What are the eight moon phases?

The eight lunar phases are: new moon, waxing crescent, first quarter, waxing gibbous, full moon, waning gibbous, last quarter, and waning crescent (also called the balsamic moon). Each lasts approximately three to four days within the 29.5-day lunar cycle. The phases alternate between increasing illumination (waxing) and decreasing illumination (waning).

Is it better to do spells on a full moon or new moon?

Neither is universally better; they serve different purposes. The new moon is best for setting intentions and beginning new workings. The full moon is best for releasing, charging, heightened psychic work, and spells requiring maximum energy. The waxing moon supports growth and attraction; the waning moon supports banishing and release. Choosing the right phase for the type of working is more important than maximizing total lunar energy.

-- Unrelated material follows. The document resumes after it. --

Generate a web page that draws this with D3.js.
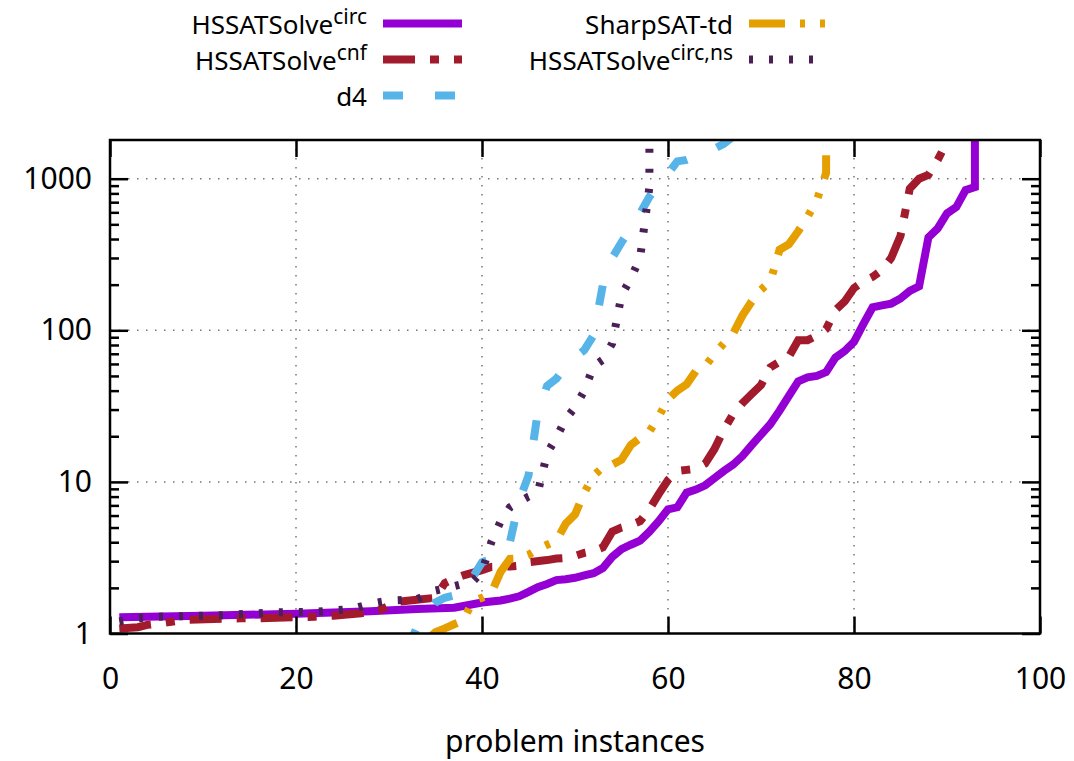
<!DOCTYPE html>
<html>
<head>
<meta charset="utf-8">
<script src="https://cdn.jsdelivr.net/npm/d3@7"></script>
<style>
  body { margin: 0; background: #fff; }
  svg { font-family: "Noto Sans", sans-serif; }
</style>
</head>
<body>
<svg></svg>
<script>
// cactus plot: instances solved vs. runtime (log scale)
var xTicks = [0, 20, 40, 60, 80, 100];
var yTicks = [1, 10, 100, 1000];
var yMaxValue = 1800;

var legendLabels = [["HSSATSolve", "circ"], ["HSSATSolve", "cnf"], ["d4", ""],
                    ["SharpSAT-td", ""], ["HSSATSolve", "circ,ns"]];

// [instance, seconds]
var circ = [[1, 1.28], [10, 1.31], [20, 1.35], [28, 1.4], [33, 1.45], [37, 1.48], [40, 1.6],
  [42, 1.65], [43, 1.7], [44, 1.76], [45, 1.88], [46, 2.02], [47, 2.12], [48, 2.25], [49, 2.28],
  [50, 2.33], [51, 2.42], [52, 2.5], [53, 2.7], [54, 3.2], [55, 3.6], [56, 3.85], [57, 4.1],
  [58, 4.7], [59, 5.5], [60, 6.6], [61, 6.8], [62, 8.5], [63, 8.9], [64, 9.5], [65, 10.6],
  [66, 11.8], [67, 13], [68, 14.8], [69, 17.5], [70, 20.5], [71, 24], [72, 29.5], [73, 37],
  [74, 46], [75, 49], [76, 50], [77, 53], [78, 66], [79, 73], [80, 84], [81, 110], [82, 142],
  [83, 146], [84, 150], [85, 162], [86, 182], [87, 195], [88, 410], [89, 470], [90, 590],
  [91, 650], [92, 840], [93, 880], [93, 5000]];

var cnf = [[1, 1.08], [3, 1.1], [4, 1.14], [6, 1.18], [8, 1.23], [12, 1.25], [14, 1.26],
  [16, 1.26], [20, 1.28], [22, 1.29], [24, 1.31], [27, 1.36], [29, 1.43], [31, 1.62], [33, 1.67],
  [35, 1.72], [36, 2.15], [37, 2.3], [38, 2.42], [40, 2.62], [41, 2.75], [43, 2.77], [44, 2.8],
  [45, 2.95], [47, 3.05], [48, 3.12], [49, 3.15], [50, 3.25], [51, 3.4], [52, 3.5], [53, 3.7],
  [54, 4.7], [55, 5.0], [56, 5.2], [57, 5.5], [58, 6.6], [59, 8.3], [60, 10.3], [61, 11.8],
  [62, 12], [63, 12.2], [64, 13.2], [65, 16.5], [66, 22], [67, 28], [68, 33], [69, 38],
  [70, 43.5], [71, 57], [72, 62], [73, 67], [74, 86], [75, 86], [76, 92], [77, 102], [78, 136],
  [79, 155], [80, 190], [81, 210], [82, 225], [83, 250], [84, 300], [85, 420], [86, 860],
  [87, 1000], [88, 1060], [89, 1330], [90, 1750], [91, 2600]];

var d4 = [[32, 0.8], [33, 1.1], [34, 1.35], [35, 1.6], [36, 1.72], [37, 1.78], [38, 1.87],
  [39, 2.35], [40, 2.95], [41, 3.1], [42, 3.3], [43, 4.0], [44, 7.5], [45, 11], [46, 29],
  [47, 43], [48, 48], [49, 58], [50, 66], [51, 74], [52, 93], [53, 200], [54, 300], [55, 380],
  [56, 470], [57, 590], [58, 760], [59, 920], [60, 1080], [61, 1300], [62, 1330], [63, 1400],
  [64, 1480], [65, 1580], [66, 1700], [67, 1900]];

var sharpsat = [[34, 0.9], [35, 1.02], [36, 1.08], [37, 1.15], [38, 1.22], [39, 1.64],
  [40, 1.72], [41, 1.85], [42, 2.55], [43, 3.1], [44, 3.12], [45, 3.3], [46, 3.6], [47, 3.85],
  [48, 4.1], [49, 5.3], [50, 6.1], [51, 8.5], [52, 11], [53, 12.5], [54, 13], [55, 14],
  [56, 17.5], [57, 19.5], [58, 21.5], [59, 27], [60, 35], [61, 40], [62, 44], [63, 54],
  [64, 58], [65, 70], [66, 82], [67, 95], [68, 125], [69, 155], [70, 185], [71, 210], [72, 340],
  [73, 370], [74, 450], [75, 560], [76, 720], [77, 1090], [77, 1430]];

var circNs = [[1, 1.2], [3, 1.26], [5, 1.29], [10, 1.31], [12, 1.32], [16, 1.36], [18, 1.38],
  [22, 1.39], [24, 1.42], [26, 1.45], [28, 1.57], [30, 1.65], [33, 1.68], [35, 1.92], [37, 2.05],
  [39, 2.2], [40, 2.55], [41, 4.0], [42, 5.5], [43, 6.8], [44, 7.4], [45, 8.0], [46, 8.5],
  [47, 15.4], [48, 19.6], [49, 26], [50, 31], [51, 40], [52, 58], [53, 64], [54, 82], [55, 170],
  [56, 220], [57, 300], [58, 880], [58, 3000]];

var series = [circ, cnf, d4, sharpsat, circNs];
var colors = ["#9400d3", "#a11b2c", "#56b4e9", "#e69f00", "#4b2057"];
var dashes = ["none", "32,15,9,15", "20,32", "36,15,5,15,5,15", "4,16"];

var width = 1074;
var height = 761;
var plotLeft = 110, plotRight = 1040, plotTop = 140, plotBottom = 633.5;

var svg = d3.select("svg")
            .attr("width", width)
            .attr("height", height);

var x = d3.scaleLinear()
          .domain([xTicks[0], xTicks[xTicks.length - 1]])
          .range([plotLeft, plotRight]);

var y = d3.scaleLog()
          .domain([yTicks[0], yMaxValue])
          .range([plotBottom, plotTop]);

var minorTicks = [];
yTicks.forEach(function(d) {
  for (var k = 2; k < 10; k++) {
    if (d * k < yMaxValue) minorTicks.push(d * k);
  }
});

// grid
var grid = svg.append("g")
  .attr("stroke", "#777")
  .attr("stroke-width", 1.5)
  .attr("stroke-dasharray", "1.5,7.5");

grid.selectAll(".gx")
  .data(xTicks.slice(1, -1))
  .enter()
  .append("line")
  .attr("x1", function(d) { return x(d); })
  .attr("x2", function(d) { return x(d); })
  .attr("y1", plotTop)
  .attr("y2", plotBottom);

grid.selectAll(".gy")
  .data(yTicks.slice(1))
  .enter()
  .append("line")
  .attr("x1", plotLeft)
  .attr("x2", plotRight)
  .attr("y1", function(d) { return y(d); })
  .attr("y2", function(d) { return y(d); });

// curves
svg.append("clipPath")
  .attr("id", "plot")
  .append("rect")
  .attr("x", plotLeft)
  .attr("y", plotTop)
  .attr("width", plotRight - plotLeft)
  .attr("height", plotBottom - plotTop);

var line = d3.line()
  .x(function(d) { return x(d[0]); })
  .y(function(d) { return y(d[1]); });

svg.append("g")
  .attr("clip-path", "url(#plot)")
  .selectAll("path")
  .data(series)
  .enter()
  .append("path")
  .attr("d", line)
  .attr("fill", "none")
  .attr("stroke", function(d, i) { return colors[i]; })
  .attr("stroke-width", 8)
  .attr("stroke-dasharray", function(d, i) { return dashes[i]; })
  .attr("stroke-linejoin", "miter")
  .attr("stroke-miterlimit", 3);

// axes
function styleAxis(g) {
  g.select(".domain").remove();
  g.selectAll(".tick line").attr("stroke", "#000").attr("stroke-width", 2.5);
  g.selectAll("text").attr("fill", "#000").attr("font-size", 30)
    .attr("font-family", "Noto Sans, sans-serif");
}

svg.append("g")
  .attr("transform", "translate(" + plotLeft + ",0)")
  .call(d3.axisLeft(y).tickValues(yTicks).tickFormat(d3.format("d")).tickSize(-18).tickPadding(18))
  .call(styleAxis);

svg.append("g")
  .attr("transform", "translate(" + plotLeft + ",0)")
  .call(d3.axisLeft(y).tickValues(minorTicks).tickFormat("").tickSize(-9))
  .call(styleAxis);

svg.append("g")
  .attr("transform", "translate(" + plotRight + ",0)")
  .call(d3.axisRight(y).tickValues(yTicks).tickFormat("").tickSize(-18))
  .call(styleAxis);

svg.append("g")
  .attr("transform", "translate(" + plotRight + ",0)")
  .call(d3.axisRight(y).tickValues(minorTicks).tickFormat("").tickSize(-9))
  .call(styleAxis);

svg.append("g")
  .attr("transform", "translate(0," + plotBottom + ")")
  .call(d3.axisBottom(x).tickValues(xTicks).tickSize(-17).tickPadding(34))
  .call(styleAxis);

svg.append("g")
  .attr("transform", "translate(0," + plotTop + ")")
  .call(d3.axisTop(x).tickValues(xTicks).tickFormat("").tickSize(-17))
  .call(styleAxis);

svg.append("rect")
  .attr("x", plotLeft)
  .attr("y", plotTop)
  .attr("width", plotRight - plotLeft)
  .attr("height", plotBottom - plotTop)
  .attr("fill", "none")
  .attr("stroke", "#000")
  .attr("stroke-width", 2.5);

svg.append("text")
  .attr("x", (plotLeft + plotRight) / 2)
  .attr("y", 752)
  .attr("text-anchor", "middle")
  .attr("font-size", 30)
  .text("problem instances");

// legend, two columns of three rows
var legend = svg.append("g");
legendLabels.forEach(function(lab, i) {
  var col = Math.floor(i / 3), row = i % 3;
  var tx = col === 0 ? 367 : 733;
  var ly = 23.5 + row * 36;
  var t = legend.append("text")
    .attr("x", tx)
    .attr("y", ly + 10)
    .attr("text-anchor", "end")
    .attr("font-size", 26)
    .text(lab[0]);
  if (lab[1]) {
    t.append("tspan")
      .attr("font-size", 21)
      .attr("dy", -10)
      .text(lab[1]);
  }
  legend.append("line")
    .attr("x1", tx + 16)
    .attr("x2", tx + 95)
    .attr("y1", ly)
    .attr("y2", ly)
    .attr("stroke", colors[i])
    .attr("stroke-width", 8)
    .attr("stroke-dasharray", dashes[i]);
});
</script>
</body>
</html>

Can you do magick during any moon phase?

Yes, though the results are most efficient when the phase aligns with your intention. Any spell can be cast at any phase, but casting a love spell during the waning moon or a banishing during the waxing moon works against the natural flow of the cycle and may require more energy and focus to overcome that friction. Where phase alignment is impossible, skilled practitioners adapt their approach rather than abandoning the work.

How do moon phases interact with the zodiac sign the moon is in?

The moon moves through all twelve zodiac signs in approximately 29.5 days, spending about two to three days in each sign. The sign the moon occupies adds a specific flavor to the phase energy. A full moon in Scorpio has a more intense, psychically charged quality than a full moon in Taurus, which is more grounding and sensual. Many practitioners consider both the phase and the sign when planning significant workings.

What is the Blue Moon and is it especially powerful?

A Blue Moon is most commonly defined as the second full moon in a single calendar month, occurring approximately every two to three years. It is not inherently more powerful than any other full moon, but it does carry an energy of rarity and the unexpected. Many practitioners treat it as a time for unusual or ambitious workings, taking advantage of the cultural sense of a Blue Moon as an opportunity not to be missed.